Heart Beat - from local panel fiber optic transmitter U21 - used to ensure Allen Bradley PLC is alive and well
A/B Summary - from local panel fiber optic transmitter U22 - RF Allen Bradley summary
Fault Reset - to local panel fiber optic receiver U16 - sends fault reset signal to RF Allen Bradley system
Filament Timeout - to local panel fiber optic receiver U15 - sends filament timeout bypass to RF Allen Bradley
Beam Abort - to local panel fiber optic receiver U10 - sends VXI beam abort signal to RF Allen Bradley
HVPS On - to local panel fiber optic receiver U12 - sends HVPS ON request to RF local panel
Solenoid On - to local panel fiber optic receiver U13 - sends EPICS online/offline status to RF Allen Bradley
Filament On - to local panel fiber optic receiver U14 - sends filament ON request to RF Allen Bradley
At this point make sure the VXI crate is plugged into the AC socket in the rear of the shielded rack labeled ?. This socket is connected to an Allen Bradley digital output channel and will open the breaker if the temperature of the VXI crate power supply exceeds a preset limit (48C). This interlock protects the modules and power supply from a shielded rack air conditioner failure or VXI crate fan failure. Verify that the 120 Watt drive amplifier is connected to the other AC circuit. It has its own internal thermal protection and needs a dedicated circuit since it can draw significant AC power.

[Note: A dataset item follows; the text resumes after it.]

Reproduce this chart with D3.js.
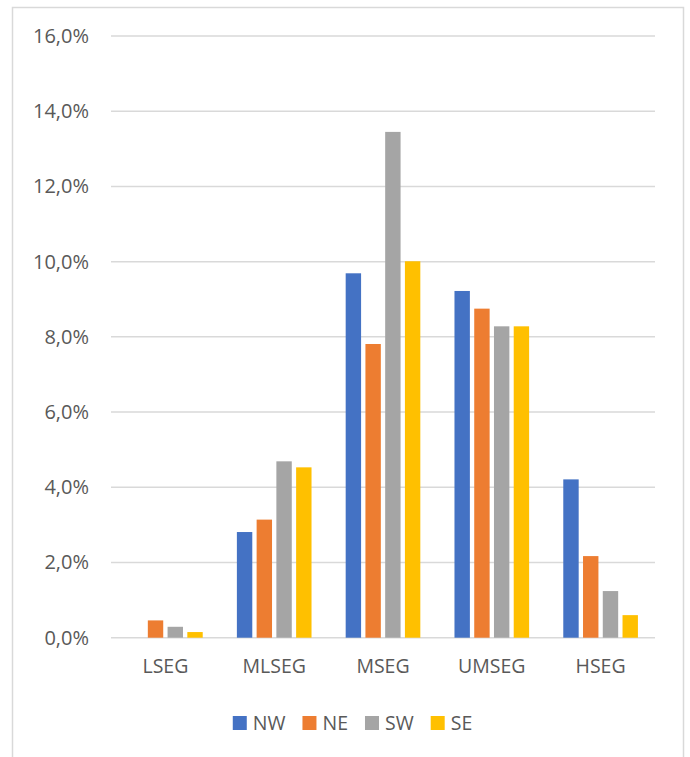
<!DOCTYPE html>
<html>
<head>
<meta charset="utf-8">
<script src="https://cdn.jsdelivr.net/npm/d3@7"></script>
<style>
  body { margin: 0; background: #fff; }
  svg text { font-family: "Open Sans", sans-serif; fill: #595959; }
</style>
</head>
<body>
<div id="chart"></div>
<script>
var categories = ["LSEG", "MLSEG", "MSEG", "UMSEG", "HSEG"];
var seriesNames = ["NW", "NE", "SW", "SE"];
var seriesColors = ["#4472C4", "#ED7D31", "#A5A5A5", "#FFC000"];

// percent values per series, one per category
var nwValues = [0, 2.81, 9.69, 9.22, 4.21];
var neValues = [0.46, 3.14, 7.81, 8.75, 2.17];
var swValues = [0.29, 4.69, 13.45, 8.28, 1.24];
var seValues = [0.15, 4.53, 10.01, 8.28, 0.60];

var yTicks = [0, 2, 4, 6, 8, 10, 12, 14, 16];

var allValues = [nwValues, neValues, swValues, seValues];

var width = 690, height = 757;
var plot = {left: 111, right: 655, top: 36, bottom: 637.7};

var svg = d3.select("#chart")
  .append("svg")
    .attr("width", width)
    .attr("height", height);

// chart frame
svg.append("rect")
  .attr("x", 12.5)
  .attr("y", 7.5)
  .attr("width", 671)
  .attr("height", 760)
  .attr("fill", "none")
  .attr("stroke", "#d9d9d9")
  .attr("stroke-width", 1.5);

var locale = d3.formatLocale({decimal: ",", thousands: ".", grouping: [3], currency: ["", "€"]});
var fmt = locale.format(".1f");

var x0 = d3.scaleBand()
  .domain(categories)
  .range([plot.left, plot.right])
  .paddingInner(0.274)
  .paddingOuter(0.137);

var x1 = d3.scaleBand()
  .domain(seriesNames)
  .range([0, x0.bandwidth()])
  .paddingInner(0.22)
  .paddingOuter(0.11);

var y = d3.scaleLinear()
  .domain([0, 16])
  .range([plot.bottom, plot.top]);

// gridlines
svg.append("g")
  .selectAll("line")
  .data(yTicks)
  .enter().append("line")
    .attr("x1", plot.left)
    .attr("x2", plot.right)
    .attr("y1", function(d) { return y(d); })
    .attr("y2", function(d) { return y(d); })
    .attr("stroke", "#d9d9d9")
    .attr("stroke-width", 1.5);

// y axis labels
var yAxis = d3.axisLeft(y)
  .tickValues(yTicks)
  .tickSize(0)
  .tickPadding(0)
  .tickFormat(function(d) { return fmt(d) + "%"; });

var yg = svg.append("g")
  .attr("transform", "translate(89,0)")
  .call(yAxis);
yg.select(".domain").remove();
yg.selectAll("text")
  .attr("font-size", "20px")
  .attr("font-family", "Open Sans, sans-serif")
  .attr("fill", "#595959");

// bars
var groups = svg.append("g")
  .selectAll("g")
  .data(categories)
  .enter().append("g")
    .attr("transform", function(d) { return "translate(" + x0(d) + ",0)"; });

groups.selectAll("rect")
  .data(function(cat, ci) {
    return seriesNames.map(function(s, si) {
      return {series: s, color: seriesColors[si], value: allValues[si][ci]};
    });
  })
  .enter().append("rect")
    .attr("x", function(d) { return x1(d.series); })
    .attr("y", function(d) { return y(d.value); })
    .attr("width", x1.bandwidth())
    .attr("height", function(d) { return y(0) - y(d.value); })
    .attr("fill", function(d) { return d.color; });

// x axis labels
var xAxis = d3.axisBottom(x0).tickSize(0).tickPadding(0);
var xg = svg.append("g")
  .attr("transform", "translate(0,659)")
  .call(xAxis);
xg.select(".domain").remove();
xg.selectAll("text")
  .attr("font-size", "19.5px")
  .attr("font-family", "Open Sans, sans-serif")
  .attr("fill", "#595959");

// legend
var legend = svg.append("g");
var items = legend.selectAll("g")
  .data(seriesNames)
  .enter().append("g");

items.append("rect")
  .attr("width", 14)
  .attr("height", 14)
  .attr("y", 716)
  .attr("fill", function(d, i) { return seriesColors[i]; });

items.append("text")
  .attr("x", 20)
  .attr("y", 730)
  .attr("font-size", "19.5px")
  .text(function(d) { return d; });

var offset = 0, positions = [];
items.each(function() {
  var w = d3.select(this).select("text").node().getComputedTextLength();
  positions.push(offset);
  offset += 20 + w + 17;
});
var totalW = offset - 17;
var startX = 352.5 - totalW / 2;
items.attr("transform", function(d, i) { return "translate(" + (startX + positions[i]) + ",0)"; });
</script>
</body>
</html>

Connect the RF output from the 120 Watt amplifier (rear panel) to the RG-214 jumper which leads to the type N feed through labeled klystron drive. Also connect the monitor cable for the drive power to the forward output coupler on the rear of the amplifier. Install a type N load on the reflected monitor port (also on the rear of the amplifier). When all connections on the amplifier are complete, turn on the amplifier AC switch located on the amplifier front panel.
Turn on the VXI crate power (lower right of the crate). Processor should begin to boot. You can monitor progress on the local ASCII terminal. If the processor fails to boot you can use a pointed object and manually reset the processor by asserting the recessed reset button on the processor front panel but this should not necessary.
After a few minutes the station's EPICS display should come alive and you are ready to proceed with the Station Configuration Procedure.